Le prêtre lave, essuie, puis embrasse successivement les pieds des enfants de chœur. Galván De Montemayor, un peu distrait, égare son regard sur les pieds des fidèles présents. Des pieds de femmes semblent lui plaire, il lève son regard et découvre une jolie jeune femme qui semble troublée par l’attitude insistante de Montemayor… Mais elle disparaît à la fin de la messe et il perd sa piste.

Gloria Milalta, c’est son nom, va pourtant devenir sa femme, après une cour très assidue de la part de ce grand bourgeois propriétaire foncier, dont elle apprendra plus tard qu’il était encore vierge lorsqu’il l’a épousée. Mais le fétichisme des pieds suggéré dans la scène d’ouverture n’est qu’une vétille, l’un des moindres défauts de Montemayor. Très vite, son épouse va découvrir un homme jaloux, très jaloux. Mais personne ne la croit. Il va sombrer progressivement dans une terrible paranoïa.

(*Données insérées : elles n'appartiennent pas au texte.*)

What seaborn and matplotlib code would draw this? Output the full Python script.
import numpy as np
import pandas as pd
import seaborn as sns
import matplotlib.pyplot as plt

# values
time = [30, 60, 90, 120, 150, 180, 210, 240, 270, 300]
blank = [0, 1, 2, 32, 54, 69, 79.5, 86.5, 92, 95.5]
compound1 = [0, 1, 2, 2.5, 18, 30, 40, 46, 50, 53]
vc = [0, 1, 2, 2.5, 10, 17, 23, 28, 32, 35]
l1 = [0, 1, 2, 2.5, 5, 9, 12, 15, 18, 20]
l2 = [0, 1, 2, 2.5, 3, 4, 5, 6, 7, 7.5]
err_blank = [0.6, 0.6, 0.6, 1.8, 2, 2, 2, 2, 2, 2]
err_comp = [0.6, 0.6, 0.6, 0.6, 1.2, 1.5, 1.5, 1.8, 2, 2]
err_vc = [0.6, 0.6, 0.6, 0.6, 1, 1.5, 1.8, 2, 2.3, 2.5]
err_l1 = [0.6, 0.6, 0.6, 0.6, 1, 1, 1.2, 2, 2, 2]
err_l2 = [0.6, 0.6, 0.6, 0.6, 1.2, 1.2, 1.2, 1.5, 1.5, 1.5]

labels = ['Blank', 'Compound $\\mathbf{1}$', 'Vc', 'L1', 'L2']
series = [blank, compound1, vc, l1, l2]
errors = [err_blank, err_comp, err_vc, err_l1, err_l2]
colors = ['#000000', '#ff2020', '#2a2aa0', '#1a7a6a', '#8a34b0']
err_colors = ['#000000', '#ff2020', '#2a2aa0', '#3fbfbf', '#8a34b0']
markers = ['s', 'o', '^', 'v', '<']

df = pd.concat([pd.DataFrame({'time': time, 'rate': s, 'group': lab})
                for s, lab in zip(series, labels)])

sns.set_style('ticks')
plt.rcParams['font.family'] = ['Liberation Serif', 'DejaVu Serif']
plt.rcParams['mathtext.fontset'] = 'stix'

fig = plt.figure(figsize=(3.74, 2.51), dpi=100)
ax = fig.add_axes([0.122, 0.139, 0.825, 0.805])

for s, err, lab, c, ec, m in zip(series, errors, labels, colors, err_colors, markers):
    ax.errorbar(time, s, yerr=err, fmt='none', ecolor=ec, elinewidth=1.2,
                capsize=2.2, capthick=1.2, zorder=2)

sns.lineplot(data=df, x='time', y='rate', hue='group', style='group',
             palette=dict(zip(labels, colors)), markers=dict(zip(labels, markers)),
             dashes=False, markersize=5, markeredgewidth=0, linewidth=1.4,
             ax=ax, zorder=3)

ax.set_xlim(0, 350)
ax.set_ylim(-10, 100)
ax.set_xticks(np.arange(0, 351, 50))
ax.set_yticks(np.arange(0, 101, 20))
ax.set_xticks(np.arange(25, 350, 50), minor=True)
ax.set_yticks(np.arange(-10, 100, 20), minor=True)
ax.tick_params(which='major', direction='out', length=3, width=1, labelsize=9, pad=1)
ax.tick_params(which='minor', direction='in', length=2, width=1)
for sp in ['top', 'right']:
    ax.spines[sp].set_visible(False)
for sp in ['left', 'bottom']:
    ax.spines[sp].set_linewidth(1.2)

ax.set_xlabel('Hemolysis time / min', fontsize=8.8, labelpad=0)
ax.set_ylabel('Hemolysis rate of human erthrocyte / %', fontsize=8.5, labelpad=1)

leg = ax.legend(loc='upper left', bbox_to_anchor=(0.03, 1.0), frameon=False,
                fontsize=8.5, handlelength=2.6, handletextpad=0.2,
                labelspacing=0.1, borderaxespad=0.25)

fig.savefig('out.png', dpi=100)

Inspiré d’un roman autobiographique

Librement inspiré d’un roman qu’on dit autobiographique (!) de l’écrivaine Mercedes Pinto, El dresse avec une extrême précision le portrait d’un homme qui sombre peu à peu dans le sentiment de persécution, dans l’idée que tout le monde le trahit et se moque même de lui. La bourgeoisie et l’Église, deux institutions patriarcales dont Montemayor est un membre important, un notable éminent, ne voient rien de sa folie ou la nient malgré les déclarations de Gloria.

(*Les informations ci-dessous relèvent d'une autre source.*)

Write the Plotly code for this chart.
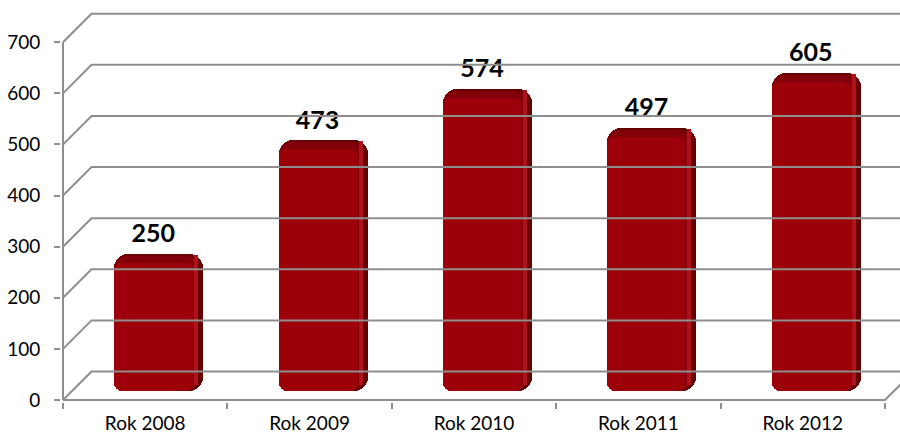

Buñuel, après la brillante scène d’ouverture décrite plus haut, va mettre en scène des petits scénarios fantasmatiques et sadiques où la folie de son héros – Buñuel disait qu’il avait mis beaucoup de sa propre personnalité en lui – va s’exprimer.

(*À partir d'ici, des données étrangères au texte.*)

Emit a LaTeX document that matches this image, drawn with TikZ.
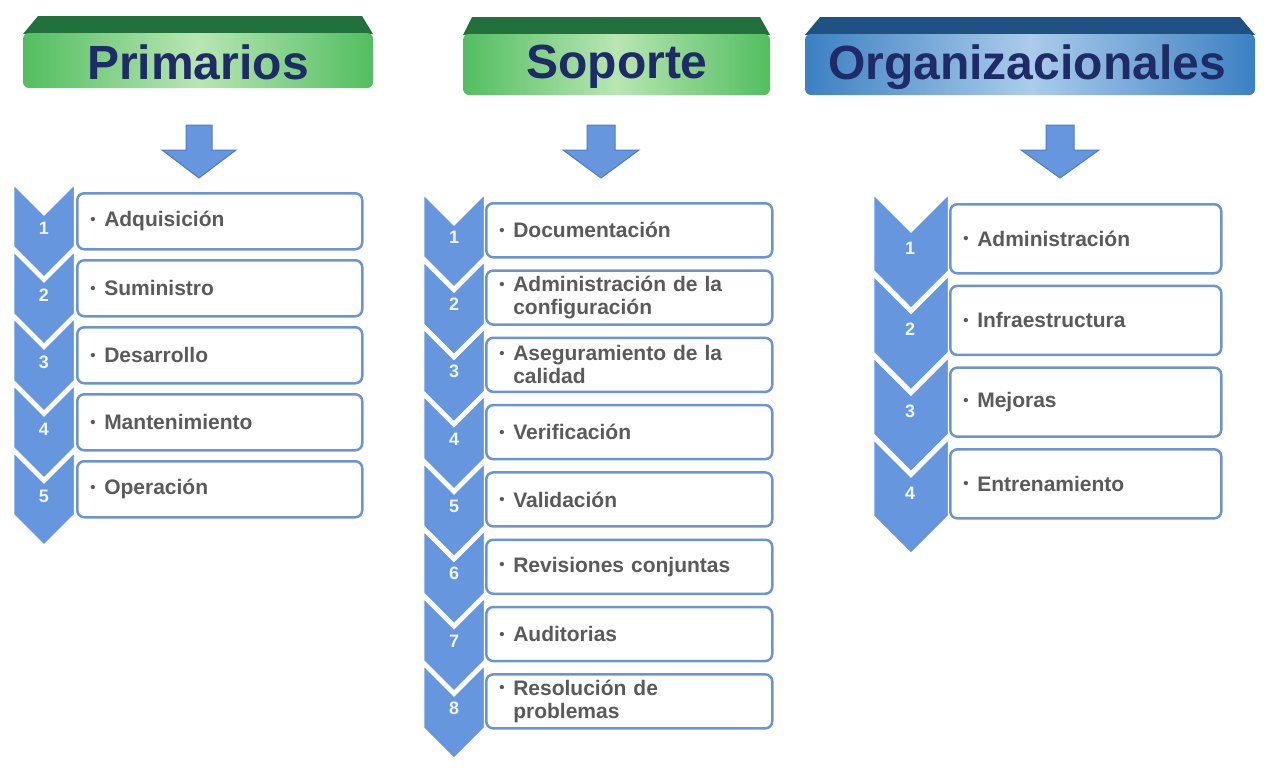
\documentclass[tikz,border=0pt]{standalone}
\usepackage{fontspec}
\setmainfont{Liberation Sans}
\definecolor{chevblue}{HTML}{6696DD}
\definecolor{boxline}{HTML}{6C94D2}
\definecolor{itemgray}{HTML}{5A5A5A}
\definecolor{titlenavy}{HTML}{1E2B66}
\definecolor{gdark}{HTML}{22703C}
\definecolor{gside}{HTML}{52BE60}
\definecolor{glight}{HTML}{B8E6B2}
\definecolor{bdark}{HTML}{1F5283}
\definecolor{bside}{HTML}{3C80C3}
\definecolor{blight}{HTML}{ABCCEA}
\definecolor{arrowline}{HTML}{4C7CC6}
\newcommand{\bul}{\makebox[14pt][l]{\raisebox{2.5pt}{\fontsize{15}{15}\selectfont•}}}
\newcommand{\ind}{\hspace*{14pt}}
\begin{document}
\begin{tikzpicture}[x=1pt,y=-1pt,
  title/.style={text=titlenavy,font=\fontsize{48}{48}\selectfont\bfseries},
  barrow/.style={fill=chevblue,draw=arrowline,line width=1pt,line join=miter},
  chev/.style={fill=chevblue,draw=white,line width=2.5pt,line join=miter},
  num/.style={text=white!90!chevblue,font=\fontsize{18}{18}\selectfont\bfseries},
  box/.style={draw=boxline,line width=2.5pt,fill=white,rounded corners=7pt,
    anchor=north west,align=left,inner xsep=13pt,inner ysep=0pt,
    text=itemgray,font=\fontsize{21}{23}\selectfont\bfseries},
  pbox/.style={box,text width=259pt,minimum height=56pt},
  sbox/.style={box,text width=260pt,minimum height=54pt},
  obox/.style={box,text width=245pt,minimum height=69pt}]
\useasboundingbox (0,0) rectangle (1273,772);

\fill[gdark] (38,16) -- (362,16) -- (373,34) -- (23,34) -- cycle;
\shade[left color=gside,right color=gside,middle color=glight,rounded corners=6pt] (23,33) rectangle (373,88);
\node[title] (tp) at (198,62) {Primarios};

\fill[gdark] (472,17) -- (760,17) -- (770,35) -- (463,35) -- cycle;
\shade[left color=gside,right color=gside,middle color=glight,rounded corners=6pt] (463,34) rectangle (770,95);
\node[title] (ts) at (617,67) {Soporte};

\fill[bdark] (820,17) -- (1240,17) -- (1255,35) -- (805,35) -- cycle;
\shade[left color=bside,right color=bside,middle color=blight,rounded corners=6pt] (805,34) rectangle (1255,95);
\node[title] (to) at (1027,67) {Organizacionales};

\filldraw[barrow] (199,178) -- ++(-37,-28) -- ++(24,0) -- ++(0,-25) -- ++(26,0) -- ++(0,25) -- ++(24,0) -- cycle;
\filldraw[barrow] (601,178) -- ++(-38,-28) -- ++(24,0) -- ++(0,-25) -- ++(28,0) -- ++(0,25) -- ++(24,0) -- cycle;
\filldraw[barrow] (1060,178) -- ++(-39,-28) -- ++(25,0) -- ++(0,-25) -- ++(28,0) -- ++(0,25) -- ++(25,0) -- cycle;

\foreach \i [evaluate=\i as \t using 183+67*(\i-1)] in {1,...,5}{
  \filldraw[chev] (13,\t) -- ++(31,31) -- ++(31,-31) -- ++(0,64) -- ++(-31,31) -- ++(-31,-31) -- cycle;
  \node[num] (np\i) at (44,\t+45) {\i};}
\foreach \i [evaluate=\i as \t using 193+67.3*(\i-1)] in {1,...,8}{
  \filldraw[chev] (423,\t) -- ++(31,31) -- ++(31,-31) -- ++(0,64) -- ++(-31,31) -- ++(-31,-31) -- cycle;
  \node[num] (ns\i) at (454,\t+44) {\i};}
\foreach \i [evaluate=\i as \t using 193+81.7*(\i-1)] in {1,...,4}{
  \filldraw[chev] (873,\t) -- ++(38,38) -- ++(38,-38) -- ++(0,78) -- ++(-38,38) -- ++(-38,-38) -- cycle;
  \node[num] (no\i) at (910,\t+55) {\i};}

\node[pbox] (p1) at (76,192) {\bul Adquisición};
\node[pbox] (p2) at (76,259) {\bul Suministro};
\node[pbox] (p3) at (76,326) {\bul Desarrollo};
\node[pbox] (p4) at (76,393) {\bul Mantenimiento};
\node[pbox] (p5) at (76,460) {\bul Operación};

\node[sbox] (s1) at (485,202) {\bul Documentación};
\node[sbox] (s2) at (485,269.3) {\bul Administración de la\\\ind configuración};
\node[sbox] (s3) at (485,336.6) {\bul Aseguramiento de la\\\ind calidad};
\node[sbox] (s4) at (485,403.9) {\bul Verificación};
\node[sbox] (s5) at (485,471.2) {\bul Validación};
\node[sbox] (s6) at (485,538.5) {\bul Revisiones conjuntas};
\node[sbox] (s7) at (485,605.8) {\bul Auditorias};
\node[sbox] (s8) at (485,673.1) {\bul Resolución de\\\ind problemas};

\node[obox] (o1) at (949,203) {\bul Administración};
\node[obox] (o2) at (949,284.7) {\bul Infraestructura};
\node[obox] (o3) at (949,366.4) {\bul Mejoras};
\node[obox] (o4) at (949,448.1) {\bul Entrenamiento};
\end{tikzpicture}
\end{document}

Lors d’une scène de clocher effrayante (qui rappelle d’ailleurs Vertigo d’Hitchcock), Montemayor, à l’ombre du battant phallique de la cloche (comme la tête de Fernando Rey dans Tristana), exprime à son épouse toute sa détestation pour les humains. On voit aussi diverses activités avec des aiguilles, soit pour tenter de crever l’œil d’un éventuel voyeur – souvenez-vous d’Un chien andalou, le tout 1er film de Buñuel, où on le voit, lui-même, découper l’œil d’une femme avec un rasoir –, soit pour tenter de coudre le sexe de sa femme (on ne sait pas trop, on imagine, c’est tout le génie de Buñuel).

Film clinique tragique, El, dit-on toujours, était parfois projeté par Jacques Lacan à ses étudiants. Ajoutons que c’est aussi un film très drôle, d’un humour très noir, bien sûr. Et le film d’un grand cinéaste. Luis Buñuel y témoigne d’un sens du découpage et de la composition qui font mouche à chaque plan.

El (Tourments) de Luis Buñuel, en salles le 2 novembre.